So for the hisense tv at least, they are quoting ~ 3000 nit HDR color volume, extreme .0003 black depth, no dim/fade area offset problems of FALD, no burn in risk nor being shackled to lower nit colors due to burn in avoidance of OLED.

Since micro-LED is still a ways off and likely to be astronomically priced at first, this tech could potentially be able to bridge the gap between OLED and MicroLED phases of monitor tech.

Here's hoping some major mfgs develop some in the next few years that can do some proper gaming. HDMI 2.1 4k VRR would be the main thing but 120hz capable response times and input lag of ~10ms or less would be important too.. BFI, Flicker, Interpolation options would be pluses.
 
My knee-jerk reaction to this tech was "well, it obviously still won't be as good as self emitting tech like oled and micro led." But, as I thought about it, Consumer 4k content (streaming, 4k blu-ray, etc) is at best 4:2:2 chroma subsampling, which has an effective resolution of 1080p anyway. So although it may not be great for a computer monitor, this could look great in TV's when handling the content they're designed for. Pretty nifty.
 
Yes 1920x1080 backlight is pretty dense at 1 over every 4 pixels being backlit or at down to .0003 black level. even for per pixel content. At 4k that could still have a very impressive result.

I mean, people were using edge lit high color ips screens for years on pcs and edge lit VA tvs prior so I don't get how it wouldn't be good for computer use??

To make sure you are on the same page here -- the front screen is still 4K per pixel content. The 1080 screen is being used as the direct lighting backlight for the front 4k screen. So, the 1080p backlight pixel is 4 times larger and so either spans lighting four of the 4k pixels .. perhaps evenly, or they could be offsetting them by some amount if it makes a better result idk. They are also using a quantum dot color filter layer.


This is an over 2milllion zone FALD down to pixel levels essentially, which capitalizes on the dual layer nature to improve light blocking dramatically down to ultra black depths. The asus and acer FALD 27" HDR gaming monitors have 384 zones.. a samsung Q9 has 480.. some tvs from past years had 64 or even 32 zones if they had FALD at all (most didn't).. and of course most monitors just have edge lighting, even high color ips ones. Hisense's own non dual layer HDR TV model due out this year even has "merely" 1000 zones.

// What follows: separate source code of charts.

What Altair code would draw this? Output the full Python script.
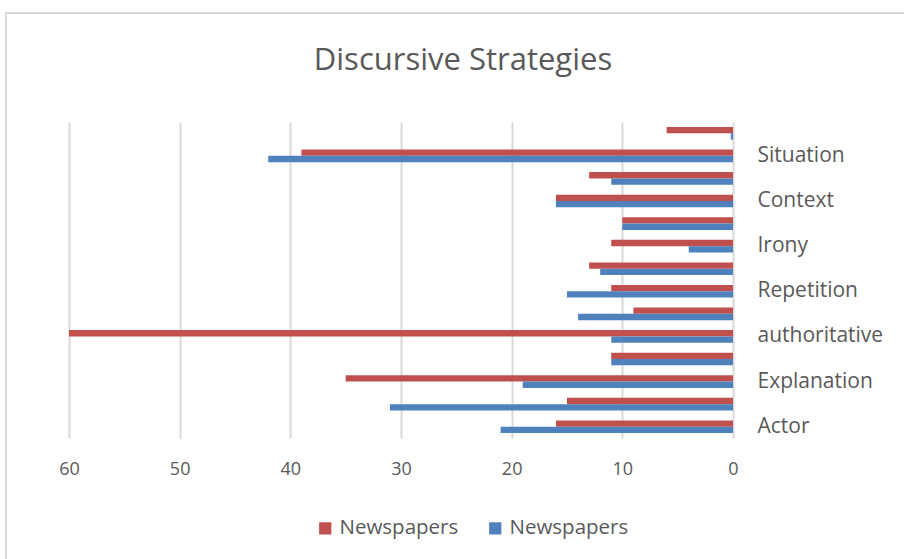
import altair as alt
import pandas as pd

# 14 category slots (Excel shows every other label)
slot_labels = ["", "Situation", "", "Context", "", "Irony", "", "Repetition",
               "", "authoritative", "", "Explanation", "", "Actor"]
red_values = [6, 39, 13, 16, 10, 11, 13, 11, 9, 60, 11, 35, 15, 16]
blue_values = [0.2, 42, 11, 16, 10, 4, 12, 15, 14, 11, 11, 19, 31, 21]
series_ids = ["Newspapers (1)", "Newspapers (2)"]
series_colors = ["#C0504D", "#4F81BD"]
x_ticks = [0, 10, 20, 30, 40, 50, 60]
chart_title = "Discursive Strategies"

rows = []
for i, lab in enumerate(slot_labels):
    rows.append({"slot": i + 1, "label": lab, "series": series_ids[0], "value": red_values[i]})
    rows.append({"slot": i + 1, "label": lab, "series": series_ids[1], "value": blue_values[i]})
df = pd.DataFrame(rows)

label_expr = "[" + ",".join("'" + l + "'" for l in slot_labels) + "][datum.value - 1]"

FONT = "Open Sans"
GREY = "#595959"

bars = alt.Chart(df).mark_bar().encode(
    x=alt.X("value:Q",
            scale=alt.Scale(domain=[0, 60], reverse=True, nice=False),
            axis=alt.Axis(values=x_ticks, title=None, grid=True, gridColor="#D9D9D9",
                          gridWidth=2, ticks=False, domain=False, labelFontSize=18,
                          labelColor=GREY, labelFont=FONT, labelPadding=22,
                          labelFlush=False)),
    y=alt.Y("slot:O",
            scale=alt.Scale(paddingInner=0.44, paddingOuter=0.22),
            axis=alt.Axis(orient="right", title=None, ticks=False, domain=False,
                          labelExpr=label_expr, labelAlign="left", labelPadding=24,
                          labelFontSize=21, labelColor=GREY, labelFont=FONT)),
    yOffset=alt.YOffset("series:N", sort=series_ids),
    color=alt.Color("series:N",
                    scale=alt.Scale(domain=series_ids, range=series_colors),
                    legend=alt.Legend(title=None, orient="none", direction="horizontal",
                                      legendX=246, legendY=396, symbolType="square",
                                      symbolSize=150, symbolStrokeWidth=0,
                                      labelFontSize=20.5, labelColor=GREY, labelFont=FONT,
                                      labelExpr="split(datum.label, ' (')[0]",
                                      columnPadding=26, labelLimit=300)),
)

border = alt.Chart(alt.Data(values=[{}])).mark_rect(
    fill=None, stroke="#D9D9D9", strokeWidth=2
).encode(x=alt.value(-63), x2=alt.value(840), y=alt.value(-109), y2=alt.value(440))

title = alt.Chart(alt.Data(values=[{"t": chart_title}])).mark_text(
    font=FONT, fontSize=31, color=GREY, align="center", baseline="middle"
).encode(text="t:N", x=alt.value(394), y=alt.value(-61))

chart = alt.layer(border, title, bars).properties(
    width=664, height=316,
    autosize=alt.AutoSizeParams(type="none"),
    padding={"left": 69, "top": 122, "right": 171, "bottom": 121},
    background="white",
).configure_view(stroke=None)

chart.save("out.html", embed_options={"renderer": "svg", "actions": False})
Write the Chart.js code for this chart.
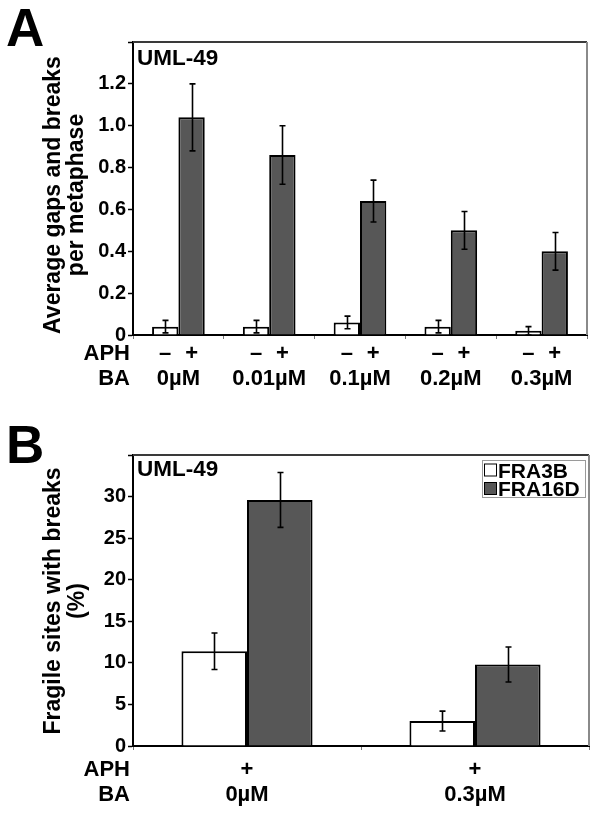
<!DOCTYPE html>
<html><head><meta charset="utf-8">
<script src="https://cdn.jsdelivr.net/npm/chart.js@4.4.0/dist/chart.umd.min.js"></script>
<style>
html,body{margin:0;padding:0;background:#fff;overflow:hidden;}
#wrapA{position:absolute;left:0;top:0;width:599px;height:405px;}
#wrapB{position:absolute;left:0;top:405px;width:599px;height:409px;}
</style></head><body>
<div id="wrapA"><canvas id="cA" width="599" height="405"></canvas></div>
<div id="wrapB"><canvas id="cB" width="599" height="409"></canvas></div>
<script>
// ---- Panel A data ----
const concA = ['0µM', '0.01µM', '0.1µM', '0.2µM', '0.3µM'];
const aphSignsA = ['–', '+'];
const noAphA = [0.04, 0.04, 0.06, 0.04, 0.02];
const noAphErrA = [0.03, 0.03, 0.03, 0.03, 0.02];
const aphA = [1.04, 0.86, 0.64, 0.50, 0.40];
const aphErrA = [0.16, 0.14, 0.10, 0.09, 0.09];
const yTitleA = ['Average gaps and breaks', 'per metaphase'];

// ---- Panel B data ----
const concB = ['0µM', '0.3µM'];
const aphSignsB = ['+', '+'];
const seriesNamesB = ['FRA3B', 'FRA16D'];
const fra3b = [11.4, 3.0];
const fra3bErr = [2.2, 1.2];
const fra16d = [29.6, 9.8];
const fra16dErr = [3.3, 2.1];
const yTitleB = ['Fragile sites with breaks', '(%)'];

const cellLine = 'UML-49';
const FONT = '"Liberation Sans", Arial, Helvetica, sans-serif';
const DARK = '#575757';

Chart.defaults.font.family = FONT;
Chart.defaults.color = '#000';

function annotPlugin(cfg) {
  return {
    id: 'annot',
    beforeDatasetsDraw(chart) {
      const ctx = chart.ctx, a = chart.chartArea;
      ctx.save();
      ctx.lineWidth = 2;
      ctx.strokeStyle = '#3a3a3a';
      ctx.beginPath(); ctx.moveTo(a.left, a.top); ctx.lineTo(a.right, a.top); ctx.stroke();
      ctx.strokeStyle = '#8a8a8a';
      ctx.beginPath(); ctx.moveTo(a.right, a.top); ctx.lineTo(a.right, a.bottom); ctx.stroke();
      ctx.restore();
    },
    afterDatasetsDraw(chart) {
      const ctx = chart.ctx, ys = chart.scales.y;
      ctx.save();
      ctx.strokeStyle = '#000';
      ctx.lineWidth = 1.6;
      cfg.errors.forEach((errs, di) => {
        const meta = chart.getDatasetMeta(di);
        const vals = chart.data.datasets[di].data;
        meta.data.forEach((el, i) => {
          const x = Math.round(el.x) + 0.5;
          const t = ys.getPixelForValue(vals[i] + errs[i]);
          const b = ys.getPixelForValue(Math.max(vals[i] - errs[i], 0));
          ctx.beginPath();
          ctx.moveTo(x, t); ctx.lineTo(x, b);
          ctx.moveTo(x - 3, t); ctx.lineTo(x + 3, t);
          ctx.moveTo(x - 3, b); ctx.lineTo(x + 3, b);
          ctx.stroke();
        });
      });
      ctx.restore();
    },
    afterDraw(chart) {
      const ctx = chart.ctx, a = chart.chartArea, xs = chart.scales.x;
      ctx.save();
      ctx.fillStyle = '#000';
      // panel letter
      ctx.font = 'bold 53px ' + FONT;
      ctx.textAlign = 'left'; ctx.textBaseline = 'alphabetic';
      ctx.fillText(cfg.letter, 6, cfg.letterY);
      // cell line
      ctx.font = 'bold 22.5px ' + FONT;
      ctx.fillText(cellLine, a.left + 4, cfg.cellY);
      // y title
      ctx.font = 'bold 23px ' + FONT;
      ctx.textAlign = 'center'; ctx.textBaseline = 'middle';
      cfg.title.forEach((line, i) => {
        ctx.save();
        ctx.translate(cfg.titleX[i], cfg.titleY);
        ctx.rotate(-Math.PI / 2);
        ctx.fillText(line, 0, 0);
        ctx.restore();
      });
      // row labels
      ctx.font = 'bold 22px ' + FONT;
      ctx.textAlign = 'right';
      ctx.fillText('APH', 130, cfg.aphY);
      ctx.fillText('BA', 130, cfg.baY);
      // APH signs
      ctx.textAlign = 'center';
      if (cfg.perBarSigns) {
        cfg.perBarSigns.forEach((s, di) => {
          chart.getDatasetMeta(di).data.forEach(el => ctx.fillText(s, el.x, cfg.aphY));
        });
      } else if (cfg.catSigns) {
        cfg.catSigns.forEach((s, i) => ctx.fillText(s, xs.getPixelForValue(i), cfg.aphY));
      }
      // category (BA concentration) labels, centred on each category of the x scale
      chart.data.labels.forEach((lab, i) => ctx.fillText(lab, xs.getPixelForValue(i), cfg.baY));
      // legend
      if (cfg.legend) {
        const L = cfg.legend;
        ctx.strokeStyle = '#9a9a9a'; ctx.lineWidth = 1;
        ctx.strokeRect(L.x + 0.5, L.y + 0.5, L.w, L.h);
        ctx.font = 'bold 21px ' + FONT;
        ctx.textAlign = 'left'; ctx.textBaseline = 'alphabetic';
        chart.data.datasets.forEach((ds, i) => {
          const ry = L.y + 4 + i * 18.5;
          ctx.fillStyle = ds.backgroundColor;
          ctx.fillRect(L.x + 2.5, ry, 12, 12);
          ctx.strokeStyle = '#000'; ctx.lineWidth = 1;
          ctx.strokeRect(L.x + 2.5, ry, 12, 12);
          ctx.fillStyle = '#000';
          ctx.fillText(ds.label, L.x + 16, ry + 13.5);
        });
      }
      ctx.restore();
    }
  };
}

function makeOptions(opt) {
  return {
    responsive: false,
    devicePixelRatio: 1,
    animation: false,
    layout: { padding: { top: opt.padTop, right: opt.padRight, left: 0, bottom: 0 } },
    plugins: { legend: { display: false }, tooltip: { enabled: false } },
    scales: {
      x: {
        offset: true,
        grid: { offset: true, drawOnChartArea: false, drawTicks: true, tickLength: 4, color: '#777' },
        border: { color: '#000', width: 2 },
        ticks: { display: false },
        afterFit(s) { s.height = opt.xHeight; }
      },
      y: {
        min: 0, max: opt.yMax,
        grid: { drawOnChartArea: false, tickLength: 5, color: '#000', tickWidth: 1.5 },
        border: { color: '#000', width: 2 },
        ticks: {
          stepSize: opt.step, padding: 2, font: { size: 20, weight: 'bold' }, color: '#000',
          callback: opt.tickCb
        },
        afterFit(s) { s.width = 133; }
      }
    }
  };
}

new Chart(document.getElementById('cA'), {
  type: 'bar',
  data: {
    labels: concA,
    datasets: [
      { label: 'no APH', data: noAphA, backgroundColor: '#ffffff', borderColor: '#000', borderWidth: 2, categoryPercentage: 0.58, barPercentage: 1 },
      { label: 'APH', data: aphA, backgroundColor: DARK, borderColor: '#000', borderWidth: 2, categoryPercentage: 0.58, barPercentage: 1 }
    ]
  },
  options: makeOptions({
    padTop: 42, padRight: 12, xHeight: 70, yMax: 1.4, step: 0.2,
    tickCb: v => { v = Math.round(v * 10) / 10; return v === 0 ? '0' : (v >= 1.35 ? '' : v.toFixed(1)); }
  }),
  plugins: [annotPlugin({
    letter: 'A', letterY: 46, cellY: 65,
    title: yTitleA, titleX: [54, 77], titleY: 195,
    aphY: 354, baY: 379,
    perBarSigns: aphSignsA,
    errors: [noAphErrA, aphErrA]
  })]
});

new Chart(document.getElementById('cB'), {
  type: 'bar',
  data: {
    labels: concB,
    datasets: [
      { label: seriesNamesB[0], data: fra3b, backgroundColor: '#ffffff', borderColor: '#000', borderWidth: 2, categoryPercentage: 0.575, barPercentage: 1 },
      { label: seriesNamesB[1], data: fra16d, backgroundColor: DARK, borderColor: '#000', borderWidth: 2, categoryPercentage: 0.575, barPercentage: 1 }
    ]
  },
  options: makeOptions({
    padTop: 50, padRight: 10, xHeight: 68, yMax: 35, step: 5,
    tickCb: v => (v >= 35 ? '' : String(v))
  }),
  plugins: [annotPlugin({
    letter: 'B', letterY: 58, cellY: 71,
    title: yTitleB, titleX: [54, 78], titleY: 196,
    aphY: 365, baY: 390,
    catSigns: aphSignsB,
    legend: { x: 482, y: 55, w: 103, h: 37 },
    errors: [fra3bErr, fra16dErr]
  })]
});
</script>
</body></html>
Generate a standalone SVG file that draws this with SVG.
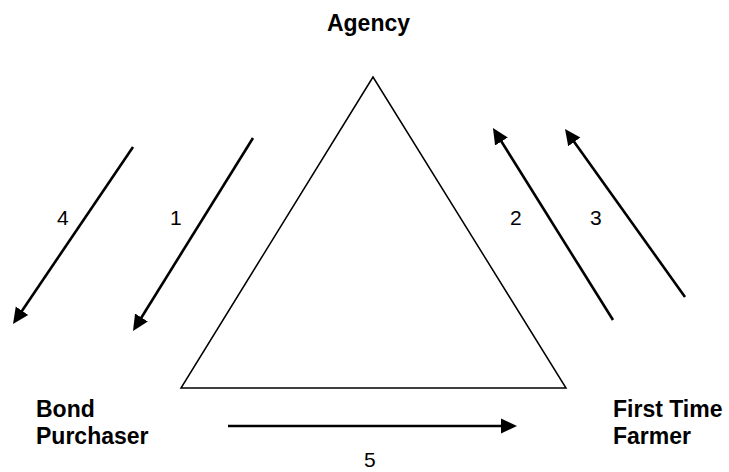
<svg xmlns="http://www.w3.org/2000/svg" width="729" height="472" viewBox="0 0 729 472">
  <style>
    .lbl { font-family: "Liberation Sans", Arial, sans-serif; font-weight: bold; font-size: 23px; fill: #000; }
    .num { font-family: "Liberation Sans", Arial, sans-serif; font-size: 21px; fill: #000; }
    .arrow { stroke: #000; stroke-width: 2.6; fill: none; marker-end: url(#head); }
    .tri { stroke: #000; stroke-width: 1.5; fill: #fff; stroke-linejoin: miter; }
  </style>
  <defs>
    <marker id="head" markerUnits="userSpaceOnUse" markerWidth="17" markerHeight="17" viewBox="0 -8.5 17 17" refX="5" refY="0" orient="auto">
      <path d="M0,-7.5 L16,0 L0,7.5 z" fill="#000"/>
    </marker>
  </defs>
  <rect width="729" height="472" fill="#fff"/>
  <g id="triangle">
    <polygon class="tri" points="373,77 181,388 566,388"/>
  </g>
  <g id="agency">
    <text class="lbl" x="368.5" y="31" text-anchor="middle">Agency</text>
  </g>
  <g id="bond-purchaser">
    <text class="lbl" x="36" y="417">Bond</text>
    <text class="lbl" x="36" y="444">Purchaser</text>
  </g>
  <g id="first-time-farmer">
    <text class="lbl" x="613" y="417">First Time</text>
    <text class="lbl" x="613" y="444">Farmer</text>
  </g>
  <g id="connectors">
    <line class="arrow" x1="133" y1="147" x2="19.2" y2="314.9"/>
    <line class="arrow" x1="253" y1="138" x2="138.8" y2="321.7"/>
    <line class="arrow" x1="613" y1="320" x2="498.8" y2="137.3"/>
    <line class="arrow" x1="685" y1="297" x2="571.4" y2="137.9"/>
    <line class="arrow" x1="228" y1="426" x2="506" y2="426"/>
    <text class="num" x="57" y="225">4</text>
    <text class="num" x="170" y="225">1</text>
    <text class="num" x="510" y="225">2</text>
    <text class="num" x="590" y="225">3</text>
    <text class="num" x="364" y="467">5</text>
  </g>
</svg>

If 1 to 4 pixel ratio of 2,073,600 backlights (1/4 out of 8,294,400 at 4k) combined with two layers of light blocking to .0003 black depths eliminates dim and glow zones down that far to quad pixel zones or less in effect.. while cranking HDR color up to ~ 3000 nit with no burn in risk (nor severe hdr color nit limitations due to burn in prevention) it would be quite an accomplishment. I'd be very interested in seeing one.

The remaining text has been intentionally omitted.